### DATA BLOCK:
########

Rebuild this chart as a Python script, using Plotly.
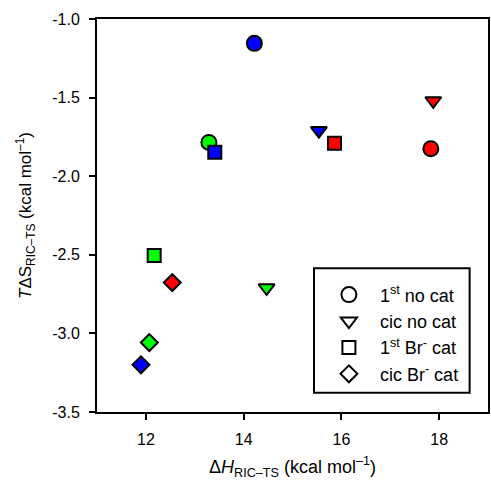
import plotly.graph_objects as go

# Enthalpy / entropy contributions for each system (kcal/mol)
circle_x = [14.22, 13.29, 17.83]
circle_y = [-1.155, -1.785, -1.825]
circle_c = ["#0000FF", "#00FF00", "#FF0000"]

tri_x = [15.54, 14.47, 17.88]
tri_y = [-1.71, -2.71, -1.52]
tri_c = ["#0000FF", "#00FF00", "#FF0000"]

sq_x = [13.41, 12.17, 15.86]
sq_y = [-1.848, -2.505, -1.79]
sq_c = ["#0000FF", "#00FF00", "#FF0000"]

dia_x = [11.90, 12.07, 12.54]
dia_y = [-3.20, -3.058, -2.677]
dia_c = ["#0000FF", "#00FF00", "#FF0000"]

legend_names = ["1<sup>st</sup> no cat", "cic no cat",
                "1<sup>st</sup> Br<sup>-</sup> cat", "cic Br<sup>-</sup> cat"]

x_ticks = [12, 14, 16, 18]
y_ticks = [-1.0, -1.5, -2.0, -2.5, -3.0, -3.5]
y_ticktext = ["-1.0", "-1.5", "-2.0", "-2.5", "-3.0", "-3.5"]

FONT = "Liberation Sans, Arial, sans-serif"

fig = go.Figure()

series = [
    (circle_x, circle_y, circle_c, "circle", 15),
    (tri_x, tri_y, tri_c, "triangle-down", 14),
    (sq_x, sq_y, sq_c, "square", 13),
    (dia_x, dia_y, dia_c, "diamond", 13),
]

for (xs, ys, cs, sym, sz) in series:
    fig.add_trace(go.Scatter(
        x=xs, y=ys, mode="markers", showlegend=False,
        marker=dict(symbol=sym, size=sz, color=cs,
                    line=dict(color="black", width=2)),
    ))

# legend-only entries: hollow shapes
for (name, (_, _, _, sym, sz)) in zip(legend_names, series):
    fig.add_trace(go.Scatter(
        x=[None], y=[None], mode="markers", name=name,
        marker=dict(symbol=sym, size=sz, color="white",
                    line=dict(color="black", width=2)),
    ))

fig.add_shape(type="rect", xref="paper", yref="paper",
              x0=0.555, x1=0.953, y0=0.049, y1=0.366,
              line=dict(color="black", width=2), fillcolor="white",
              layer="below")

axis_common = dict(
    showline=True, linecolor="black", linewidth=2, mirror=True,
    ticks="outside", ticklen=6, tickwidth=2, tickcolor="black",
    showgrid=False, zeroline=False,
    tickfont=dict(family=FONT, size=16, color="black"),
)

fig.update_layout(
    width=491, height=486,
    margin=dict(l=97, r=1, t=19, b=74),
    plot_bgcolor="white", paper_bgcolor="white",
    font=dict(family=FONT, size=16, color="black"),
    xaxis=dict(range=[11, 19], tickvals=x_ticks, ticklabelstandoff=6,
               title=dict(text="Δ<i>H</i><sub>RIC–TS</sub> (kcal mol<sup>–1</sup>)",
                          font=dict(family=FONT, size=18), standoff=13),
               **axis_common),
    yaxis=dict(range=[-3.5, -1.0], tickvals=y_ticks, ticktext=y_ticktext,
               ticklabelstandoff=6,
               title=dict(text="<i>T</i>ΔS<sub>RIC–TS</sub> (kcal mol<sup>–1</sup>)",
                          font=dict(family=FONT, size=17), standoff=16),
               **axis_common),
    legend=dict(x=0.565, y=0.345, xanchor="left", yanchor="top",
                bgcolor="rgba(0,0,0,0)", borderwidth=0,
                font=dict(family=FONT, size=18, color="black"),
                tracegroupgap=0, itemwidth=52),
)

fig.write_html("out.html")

########

### TASK:
Copy nothing but the lines from the first one in the listing through the line with "fig = go.Figure()", and omit the pictures.

### TASK OUTPUT:
Rebuild this chart as a Python script, using Plotly.
import plotly.graph_objects as go

# Enthalpy / entropy contributions for each system (kcal/mol)
circle_x = [14.22, 13.29, 17.83]
circle_y = [-1.155, -1.785, -1.825]
circle_c = ["#0000FF", "#00FF00", "#FF0000"]

tri_x = [15.54, 14.47, 17.88]
tri_y = [-1.71, -2.71, -1.52]
tri_c = ["#0000FF", "#00FF00", "#FF0000"]

sq_x = [13.41, 12.17, 15.86]
sq_y = [-1.848, -2.505, -1.79]
sq_c = ["#0000FF", "#00FF00", "#FF0000"]

dia_x = [11.90, 12.07, 12.54]
dia_y = [-3.20, -3.058, -2.677]
dia_c = ["#0000FF", "#00FF00", "#FF0000"]

legend_names = ["1<sup>st</sup> no cat", "cic no cat",
                "1<sup>st</sup> Br<sup>-</sup> cat", "cic Br<sup>-</sup> cat"]

x_ticks = [12, 14, 16, 18]
y_ticks = [-1.0, -1.5, -2.0, -2.5, -3.0, -3.5]
y_ticktext = ["-1.0", "-1.5", "-2.0", "-2.5", "-3.0", "-3.5"]

FONT = "Liberation Sans, Arial, sans-serif"

fig = go.Figure()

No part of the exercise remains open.